* Start *

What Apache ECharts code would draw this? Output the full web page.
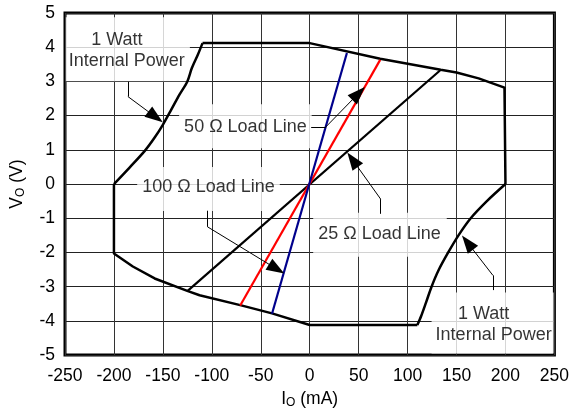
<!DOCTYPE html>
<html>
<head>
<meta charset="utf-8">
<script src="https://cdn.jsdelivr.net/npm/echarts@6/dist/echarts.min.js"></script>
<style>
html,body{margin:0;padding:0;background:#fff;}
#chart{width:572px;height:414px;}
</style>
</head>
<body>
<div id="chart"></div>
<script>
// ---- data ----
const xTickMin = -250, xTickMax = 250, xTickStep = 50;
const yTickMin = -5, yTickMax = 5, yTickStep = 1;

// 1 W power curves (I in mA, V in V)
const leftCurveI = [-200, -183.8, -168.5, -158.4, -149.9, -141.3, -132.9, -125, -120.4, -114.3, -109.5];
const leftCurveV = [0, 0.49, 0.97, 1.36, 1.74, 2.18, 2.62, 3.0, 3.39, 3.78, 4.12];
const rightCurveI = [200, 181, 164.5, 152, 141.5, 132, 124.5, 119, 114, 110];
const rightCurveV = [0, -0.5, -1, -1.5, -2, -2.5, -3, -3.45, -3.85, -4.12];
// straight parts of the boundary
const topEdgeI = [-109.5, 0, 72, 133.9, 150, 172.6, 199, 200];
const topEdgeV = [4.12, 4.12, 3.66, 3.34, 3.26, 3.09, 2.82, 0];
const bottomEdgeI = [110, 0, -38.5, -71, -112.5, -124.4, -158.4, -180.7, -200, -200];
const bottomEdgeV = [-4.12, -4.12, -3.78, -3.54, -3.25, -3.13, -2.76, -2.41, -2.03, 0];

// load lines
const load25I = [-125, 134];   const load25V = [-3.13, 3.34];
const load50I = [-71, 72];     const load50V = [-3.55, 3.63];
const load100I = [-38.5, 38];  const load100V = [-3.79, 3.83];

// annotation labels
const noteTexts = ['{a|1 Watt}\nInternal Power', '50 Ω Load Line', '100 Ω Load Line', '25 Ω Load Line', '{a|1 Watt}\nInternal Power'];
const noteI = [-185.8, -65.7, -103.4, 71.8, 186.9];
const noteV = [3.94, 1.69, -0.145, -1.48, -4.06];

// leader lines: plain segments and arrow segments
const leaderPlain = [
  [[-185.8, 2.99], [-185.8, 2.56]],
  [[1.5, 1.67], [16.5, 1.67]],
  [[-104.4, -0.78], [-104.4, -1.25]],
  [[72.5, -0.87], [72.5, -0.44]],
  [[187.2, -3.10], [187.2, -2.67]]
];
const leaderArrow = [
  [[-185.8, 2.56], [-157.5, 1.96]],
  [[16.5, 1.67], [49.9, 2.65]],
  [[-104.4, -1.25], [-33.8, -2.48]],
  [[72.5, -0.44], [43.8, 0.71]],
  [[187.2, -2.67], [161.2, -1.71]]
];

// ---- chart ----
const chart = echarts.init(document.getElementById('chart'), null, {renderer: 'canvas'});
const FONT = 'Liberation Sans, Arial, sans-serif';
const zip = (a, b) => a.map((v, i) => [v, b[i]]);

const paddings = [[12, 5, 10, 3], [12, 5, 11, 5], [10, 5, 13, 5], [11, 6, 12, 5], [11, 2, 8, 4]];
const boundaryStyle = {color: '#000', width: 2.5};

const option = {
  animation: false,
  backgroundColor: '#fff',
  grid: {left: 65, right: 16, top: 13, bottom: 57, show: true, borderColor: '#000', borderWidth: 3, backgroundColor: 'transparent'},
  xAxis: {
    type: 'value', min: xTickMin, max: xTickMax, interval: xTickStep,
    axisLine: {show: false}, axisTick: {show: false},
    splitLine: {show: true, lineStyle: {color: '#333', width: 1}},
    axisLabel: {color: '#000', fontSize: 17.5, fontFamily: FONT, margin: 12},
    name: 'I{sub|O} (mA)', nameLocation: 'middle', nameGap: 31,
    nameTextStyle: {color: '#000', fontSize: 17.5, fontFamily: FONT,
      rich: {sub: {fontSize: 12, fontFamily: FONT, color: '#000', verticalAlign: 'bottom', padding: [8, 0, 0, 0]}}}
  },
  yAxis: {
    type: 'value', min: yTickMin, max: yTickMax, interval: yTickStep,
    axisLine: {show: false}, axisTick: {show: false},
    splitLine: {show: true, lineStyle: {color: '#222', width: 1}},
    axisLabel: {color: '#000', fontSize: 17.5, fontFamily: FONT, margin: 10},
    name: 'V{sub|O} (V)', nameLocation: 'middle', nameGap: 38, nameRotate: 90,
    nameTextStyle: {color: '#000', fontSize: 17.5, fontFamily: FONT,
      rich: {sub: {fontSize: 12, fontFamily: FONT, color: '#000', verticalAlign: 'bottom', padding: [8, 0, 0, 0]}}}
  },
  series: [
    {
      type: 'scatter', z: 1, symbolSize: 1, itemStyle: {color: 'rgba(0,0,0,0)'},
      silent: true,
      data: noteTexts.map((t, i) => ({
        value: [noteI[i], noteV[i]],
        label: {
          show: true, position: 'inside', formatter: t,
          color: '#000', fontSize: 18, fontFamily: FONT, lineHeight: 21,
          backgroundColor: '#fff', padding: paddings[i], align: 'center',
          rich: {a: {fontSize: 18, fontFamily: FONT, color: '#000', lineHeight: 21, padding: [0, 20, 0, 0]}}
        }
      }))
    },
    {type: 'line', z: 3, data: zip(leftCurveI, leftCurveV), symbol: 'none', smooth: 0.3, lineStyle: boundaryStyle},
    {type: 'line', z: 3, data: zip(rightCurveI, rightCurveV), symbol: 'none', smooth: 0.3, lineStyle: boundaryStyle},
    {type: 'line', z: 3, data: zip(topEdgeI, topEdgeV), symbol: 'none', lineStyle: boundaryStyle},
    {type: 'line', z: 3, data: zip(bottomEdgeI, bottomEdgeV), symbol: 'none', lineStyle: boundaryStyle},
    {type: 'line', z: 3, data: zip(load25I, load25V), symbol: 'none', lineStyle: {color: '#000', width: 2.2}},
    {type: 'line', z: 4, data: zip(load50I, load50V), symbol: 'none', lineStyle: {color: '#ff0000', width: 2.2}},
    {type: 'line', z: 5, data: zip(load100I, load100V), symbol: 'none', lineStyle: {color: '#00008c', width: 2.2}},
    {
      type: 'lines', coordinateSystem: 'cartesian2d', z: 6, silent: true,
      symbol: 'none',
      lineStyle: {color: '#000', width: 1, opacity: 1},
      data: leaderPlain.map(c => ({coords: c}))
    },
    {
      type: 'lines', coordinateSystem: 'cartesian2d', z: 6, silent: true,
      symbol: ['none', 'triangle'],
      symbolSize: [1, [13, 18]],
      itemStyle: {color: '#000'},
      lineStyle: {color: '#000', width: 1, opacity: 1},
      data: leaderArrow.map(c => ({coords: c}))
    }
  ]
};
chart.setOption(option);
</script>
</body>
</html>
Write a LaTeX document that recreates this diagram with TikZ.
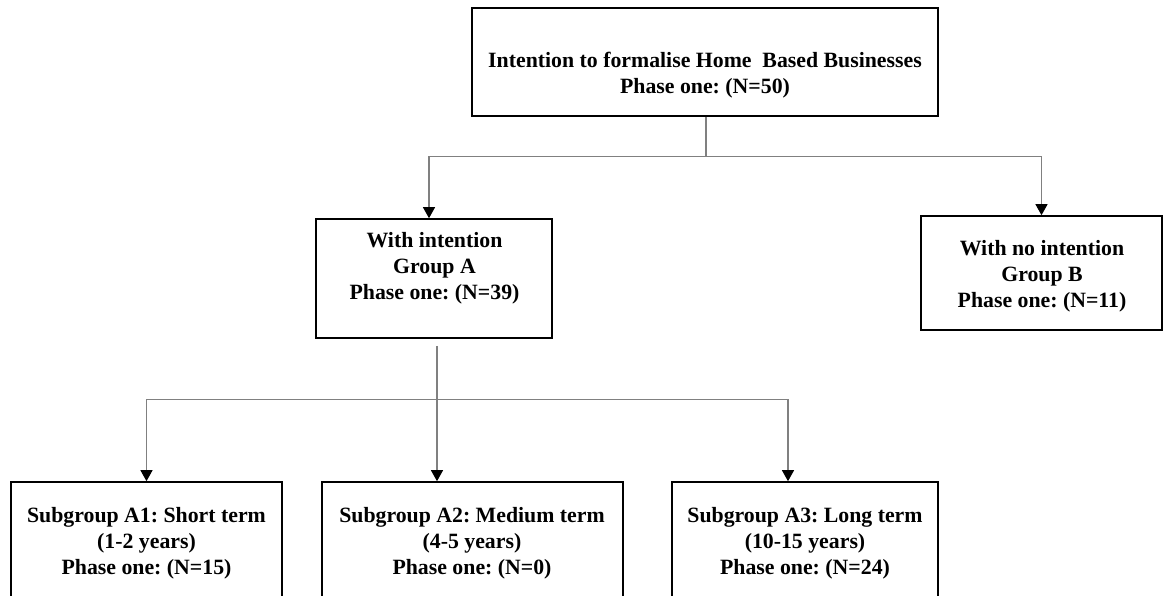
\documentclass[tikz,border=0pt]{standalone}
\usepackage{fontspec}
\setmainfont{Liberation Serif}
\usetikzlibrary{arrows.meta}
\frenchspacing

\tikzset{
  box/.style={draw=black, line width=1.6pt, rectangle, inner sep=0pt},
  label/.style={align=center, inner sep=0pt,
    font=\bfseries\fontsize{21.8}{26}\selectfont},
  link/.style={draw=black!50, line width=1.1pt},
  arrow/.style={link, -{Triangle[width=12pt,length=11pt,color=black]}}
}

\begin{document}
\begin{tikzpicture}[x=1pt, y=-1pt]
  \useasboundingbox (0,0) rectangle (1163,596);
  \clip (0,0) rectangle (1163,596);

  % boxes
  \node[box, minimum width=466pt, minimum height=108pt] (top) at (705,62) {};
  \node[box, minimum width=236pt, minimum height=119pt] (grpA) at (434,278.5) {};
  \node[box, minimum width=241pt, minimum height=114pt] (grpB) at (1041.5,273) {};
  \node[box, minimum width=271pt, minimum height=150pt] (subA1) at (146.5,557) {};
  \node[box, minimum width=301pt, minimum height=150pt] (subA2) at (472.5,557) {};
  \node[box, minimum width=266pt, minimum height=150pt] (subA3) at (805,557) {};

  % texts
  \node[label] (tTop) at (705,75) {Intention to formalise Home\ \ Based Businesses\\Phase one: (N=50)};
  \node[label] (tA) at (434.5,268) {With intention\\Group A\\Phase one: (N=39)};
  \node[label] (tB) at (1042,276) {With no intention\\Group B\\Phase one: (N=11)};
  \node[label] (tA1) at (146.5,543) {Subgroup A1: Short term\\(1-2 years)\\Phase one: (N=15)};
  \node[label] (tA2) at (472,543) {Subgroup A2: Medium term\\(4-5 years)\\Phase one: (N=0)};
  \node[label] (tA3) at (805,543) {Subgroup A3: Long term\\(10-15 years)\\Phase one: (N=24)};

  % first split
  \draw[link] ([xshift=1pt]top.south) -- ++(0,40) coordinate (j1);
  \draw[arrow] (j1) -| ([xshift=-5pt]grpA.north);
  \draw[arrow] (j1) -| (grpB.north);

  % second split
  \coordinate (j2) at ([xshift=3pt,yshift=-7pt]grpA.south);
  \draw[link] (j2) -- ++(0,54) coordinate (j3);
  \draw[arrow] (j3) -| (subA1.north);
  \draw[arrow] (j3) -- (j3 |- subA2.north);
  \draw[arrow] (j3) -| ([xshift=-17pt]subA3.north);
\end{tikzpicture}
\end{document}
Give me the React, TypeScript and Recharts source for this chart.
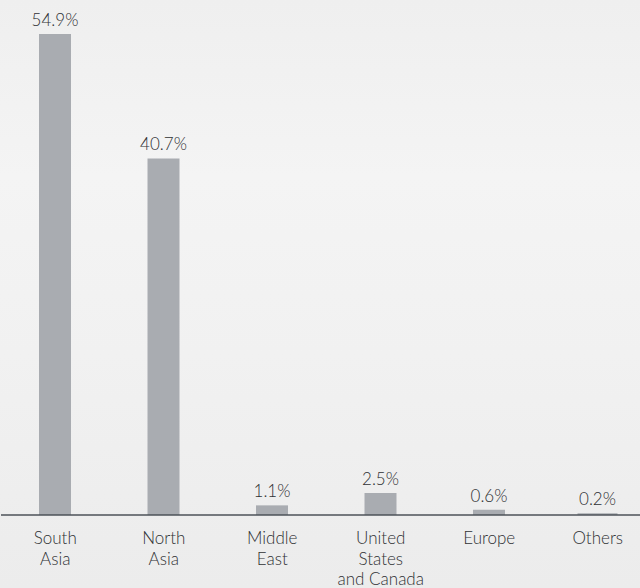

* End *

- The task -
For the entries above, state how many lines contain the word "draw". Provide the number by itself.

- The solution -
10